YOUR OBJECTIVE
Drop all images and give the records again exactly.
[Begin DATA TO PROCESS]
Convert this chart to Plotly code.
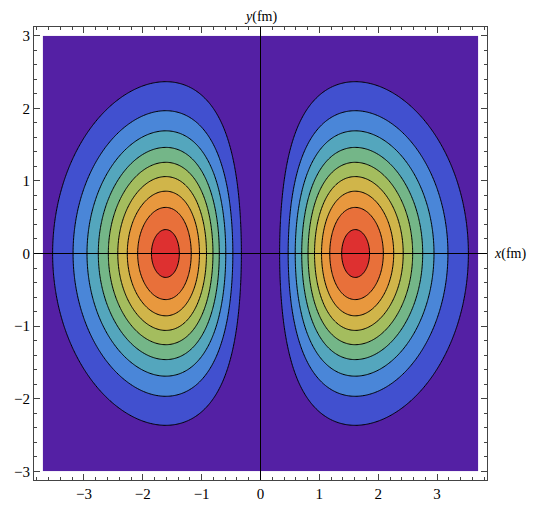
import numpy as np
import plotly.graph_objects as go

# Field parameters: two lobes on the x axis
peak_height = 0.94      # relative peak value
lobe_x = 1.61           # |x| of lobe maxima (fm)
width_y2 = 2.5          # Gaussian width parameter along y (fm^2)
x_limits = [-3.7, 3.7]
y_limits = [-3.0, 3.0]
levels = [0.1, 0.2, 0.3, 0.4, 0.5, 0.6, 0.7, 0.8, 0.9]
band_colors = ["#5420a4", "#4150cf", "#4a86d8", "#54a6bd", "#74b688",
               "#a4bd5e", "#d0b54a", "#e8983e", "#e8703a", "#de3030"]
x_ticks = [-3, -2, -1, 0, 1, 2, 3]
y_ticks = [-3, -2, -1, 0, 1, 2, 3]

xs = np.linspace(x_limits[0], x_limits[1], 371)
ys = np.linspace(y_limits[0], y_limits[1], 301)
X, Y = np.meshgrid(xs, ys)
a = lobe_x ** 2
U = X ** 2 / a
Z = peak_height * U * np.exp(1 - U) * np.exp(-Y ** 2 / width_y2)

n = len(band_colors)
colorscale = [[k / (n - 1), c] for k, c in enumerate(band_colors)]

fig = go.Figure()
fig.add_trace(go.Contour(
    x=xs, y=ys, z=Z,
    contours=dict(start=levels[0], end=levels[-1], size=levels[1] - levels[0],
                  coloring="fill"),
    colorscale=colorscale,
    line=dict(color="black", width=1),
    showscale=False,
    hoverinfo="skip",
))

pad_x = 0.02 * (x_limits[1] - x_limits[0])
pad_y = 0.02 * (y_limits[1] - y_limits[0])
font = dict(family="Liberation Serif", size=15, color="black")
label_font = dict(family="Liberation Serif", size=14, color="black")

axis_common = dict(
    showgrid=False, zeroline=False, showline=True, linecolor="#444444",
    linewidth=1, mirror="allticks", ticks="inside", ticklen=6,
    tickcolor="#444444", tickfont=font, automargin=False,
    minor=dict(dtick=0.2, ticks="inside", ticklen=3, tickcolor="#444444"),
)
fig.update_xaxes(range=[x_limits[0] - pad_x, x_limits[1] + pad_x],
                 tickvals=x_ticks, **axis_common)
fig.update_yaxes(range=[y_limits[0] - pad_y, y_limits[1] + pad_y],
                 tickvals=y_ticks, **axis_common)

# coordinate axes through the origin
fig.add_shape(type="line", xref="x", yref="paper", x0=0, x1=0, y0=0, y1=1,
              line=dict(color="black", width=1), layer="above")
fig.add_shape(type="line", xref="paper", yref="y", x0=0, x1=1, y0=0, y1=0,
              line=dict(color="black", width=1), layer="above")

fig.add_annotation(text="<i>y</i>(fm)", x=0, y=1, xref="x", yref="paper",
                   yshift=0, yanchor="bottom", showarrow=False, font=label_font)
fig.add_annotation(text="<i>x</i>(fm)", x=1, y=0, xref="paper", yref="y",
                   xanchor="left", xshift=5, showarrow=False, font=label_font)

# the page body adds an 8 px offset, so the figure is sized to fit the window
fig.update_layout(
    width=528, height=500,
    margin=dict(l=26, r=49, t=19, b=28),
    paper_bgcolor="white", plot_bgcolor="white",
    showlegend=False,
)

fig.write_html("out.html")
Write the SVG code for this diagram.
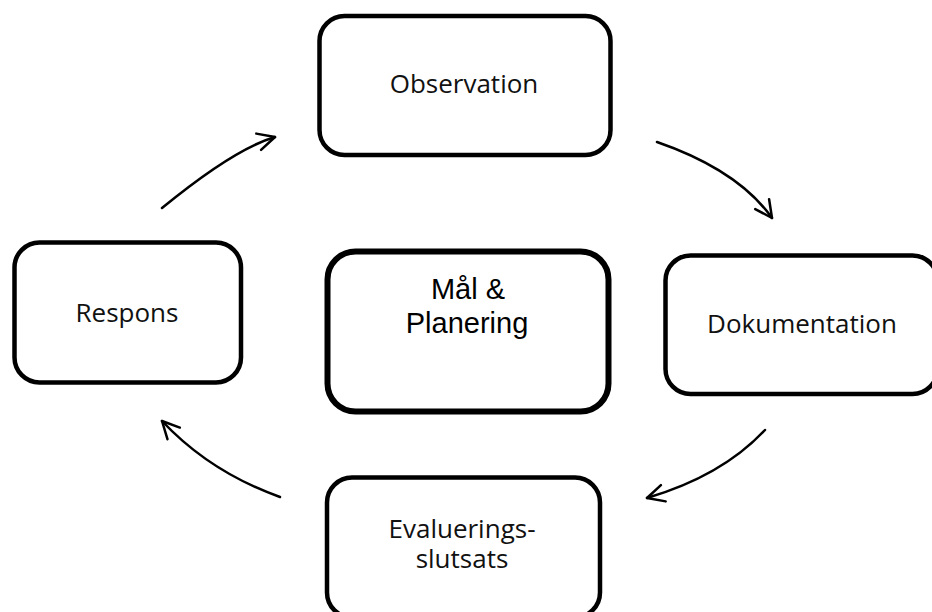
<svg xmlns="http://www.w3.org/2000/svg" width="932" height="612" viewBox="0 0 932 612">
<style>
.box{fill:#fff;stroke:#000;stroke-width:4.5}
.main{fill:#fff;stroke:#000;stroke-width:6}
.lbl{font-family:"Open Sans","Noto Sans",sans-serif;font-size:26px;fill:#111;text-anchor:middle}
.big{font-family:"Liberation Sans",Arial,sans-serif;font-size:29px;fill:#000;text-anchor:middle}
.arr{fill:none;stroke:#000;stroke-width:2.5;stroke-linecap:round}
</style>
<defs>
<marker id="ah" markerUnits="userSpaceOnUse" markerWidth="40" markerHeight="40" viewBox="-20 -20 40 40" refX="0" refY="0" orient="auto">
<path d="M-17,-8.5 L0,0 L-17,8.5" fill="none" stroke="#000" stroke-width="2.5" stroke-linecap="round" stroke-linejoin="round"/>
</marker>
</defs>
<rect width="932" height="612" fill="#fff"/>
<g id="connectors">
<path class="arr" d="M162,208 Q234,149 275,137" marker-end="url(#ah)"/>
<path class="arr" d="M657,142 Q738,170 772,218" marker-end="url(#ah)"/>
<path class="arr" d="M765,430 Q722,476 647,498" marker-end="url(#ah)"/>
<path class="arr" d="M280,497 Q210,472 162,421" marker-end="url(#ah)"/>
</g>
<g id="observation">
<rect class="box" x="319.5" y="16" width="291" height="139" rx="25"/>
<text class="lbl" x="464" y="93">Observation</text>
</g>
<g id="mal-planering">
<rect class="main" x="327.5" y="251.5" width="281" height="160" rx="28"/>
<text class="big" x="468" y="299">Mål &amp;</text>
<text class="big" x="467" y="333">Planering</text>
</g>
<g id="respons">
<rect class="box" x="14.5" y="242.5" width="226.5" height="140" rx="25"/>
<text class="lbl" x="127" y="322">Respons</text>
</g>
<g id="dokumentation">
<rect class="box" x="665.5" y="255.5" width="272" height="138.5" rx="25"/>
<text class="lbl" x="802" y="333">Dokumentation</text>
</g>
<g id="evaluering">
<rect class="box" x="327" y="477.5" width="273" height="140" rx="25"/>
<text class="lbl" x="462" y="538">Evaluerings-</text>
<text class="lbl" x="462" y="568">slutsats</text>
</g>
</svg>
[End DATA TO PROCESS]
FINISHED TASK
Convert this chart to Plotly code.
import numpy as np
import plotly.graph_objects as go

# Field parameters: two lobes on the x axis
peak_height = 0.94      # relative peak value
lobe_x = 1.61           # |x| of lobe maxima (fm)
width_y2 = 2.5          # Gaussian width parameter along y (fm^2)
x_limits = [-3.7, 3.7]
y_limits = [-3.0, 3.0]
levels = [0.1, 0.2, 0.3, 0.4, 0.5, 0.6, 0.7, 0.8, 0.9]
band_colors = ["#5420a4", "#4150cf", "#4a86d8", "#54a6bd", "#74b688",
               "#a4bd5e", "#d0b54a", "#e8983e", "#e8703a", "#de3030"]
x_ticks = [-3, -2, -1, 0, 1, 2, 3]
y_ticks = [-3, -2, -1, 0, 1, 2, 3]

xs = np.linspace(x_limits[0], x_limits[1], 371)
ys = np.linspace(y_limits[0], y_limits[1], 301)
X, Y = np.meshgrid(xs, ys)
a = lobe_x ** 2
U = X ** 2 / a
Z = peak_height * U * np.exp(1 - U) * np.exp(-Y ** 2 / width_y2)

n = len(band_colors)
colorscale = [[k / (n - 1), c] for k, c in enumerate(band_colors)]

fig = go.Figure()
fig.add_trace(go.Contour(
    x=xs, y=ys, z=Z,
    contours=dict(start=levels[0], end=levels[-1], size=levels[1] - levels[0],
                  coloring="fill"),
    colorscale=colorscale,
    line=dict(color="black", width=1),
    showscale=False,
    hoverinfo="skip",
))

pad_x = 0.02 * (x_limits[1] - x_limits[0])
pad_y = 0.02 * (y_limits[1] - y_limits[0])
font = dict(family="Liberation Serif", size=15, color="black")
label_font = dict(family="Liberation Serif", size=14, color="black")

axis_common = dict(
    showgrid=False, zeroline=False, showline=True, linecolor="#444444",
    linewidth=1, mirror="allticks", ticks="inside", ticklen=6,
    tickcolor="#444444", tickfont=font, automargin=False,
    minor=dict(dtick=0.2, ticks="inside", ticklen=3, tickcolor="#444444"),
)
fig.update_xaxes(range=[x_limits[0] - pad_x, x_limits[1] + pad_x],
                 tickvals=x_ticks, **axis_common)
fig.update_yaxes(range=[y_limits[0] - pad_y, y_limits[1] + pad_y],
                 tickvals=y_ticks, **axis_common)

# coordinate axes through the origin
fig.add_shape(type="line", xref="x", yref="paper", x0=0, x1=0, y0=0, y1=1,
              line=dict(color="black", width=1), layer="above")
fig.add_shape(type="line", xref="paper", yref="y", x0=0, x1=1, y0=0, y1=0,
              line=dict(color="black", width=1), layer="above")

fig.add_annotation(text="<i>y</i>(fm)", x=0, y=1, xref="x", yref="paper",
                   yshift=0, yanchor="bottom", showarrow=False, font=label_font)
fig.add_annotation(text="<i>x</i>(fm)", x=1, y=0, xref="paper", yref="y",
                   xanchor="left", xshift=5, showarrow=False, font=label_font)

# the page body adds an 8 px offset, so the figure is sized to fit the window
fig.update_layout(
    width=528, height=500,
    margin=dict(l=26, r=49, t=19, b=28),
    paper_bgcolor="white", plot_bgcolor="white",
    showlegend=False,
)

fig.write_html("out.html")
Write the SVG code for this diagram.
<svg xmlns="http://www.w3.org/2000/svg" width="932" height="612" viewBox="0 0 932 612">
<style>
.box{fill:#fff;stroke:#000;stroke-width:4.5}
.main{fill:#fff;stroke:#000;stroke-width:6}
.lbl{font-family:"Open Sans","Noto Sans",sans-serif;font-size:26px;fill:#111;text-anchor:middle}
.big{font-family:"Liberation Sans",Arial,sans-serif;font-size:29px;fill:#000;text-anchor:middle}
.arr{fill:none;stroke:#000;stroke-width:2.5;stroke-linecap:round}
</style>
<defs>
<marker id="ah" markerUnits="userSpaceOnUse" markerWidth="40" markerHeight="40" viewBox="-20 -20 40 40" refX="0" refY="0" orient="auto">
<path d="M-17,-8.5 L0,0 L-17,8.5" fill="none" stroke="#000" stroke-width="2.5" stroke-linecap="round" stroke-linejoin="round"/>
</marker>
</defs>
<rect width="932" height="612" fill="#fff"/>
<g id="connectors">
<path class="arr" d="M162,208 Q234,149 275,137" marker-end="url(#ah)"/>
<path class="arr" d="M657,142 Q738,170 772,218" marker-end="url(#ah)"/>
<path class="arr" d="M765,430 Q722,476 647,498" marker-end="url(#ah)"/>
<path class="arr" d="M280,497 Q210,472 162,421" marker-end="url(#ah)"/>
</g>
<g id="observation">
<rect class="box" x="319.5" y="16" width="291" height="139" rx="25"/>
<text class="lbl" x="464" y="93">Observation</text>
</g>
<g id="mal-planering">
<rect class="main" x="327.5" y="251.5" width="281" height="160" rx="28"/>
<text class="big" x="468" y="299">Mål &amp;</text>
<text class="big" x="467" y="333">Planering</text>
</g>
<g id="respons">
<rect class="box" x="14.5" y="242.5" width="226.5" height="140" rx="25"/>
<text class="lbl" x="127" y="322">Respons</text>
</g>
<g id="dokumentation">
<rect class="box" x="665.5" y="255.5" width="272" height="138.5" rx="25"/>
<text class="lbl" x="802" y="333">Dokumentation</text>
</g>
<g id="evaluering">
<rect class="box" x="327" y="477.5" width="273" height="140" rx="25"/>
<text class="lbl" x="462" y="538">Evaluerings-</text>
<text class="lbl" x="462" y="568">slutsats</text>
</g>
</svg>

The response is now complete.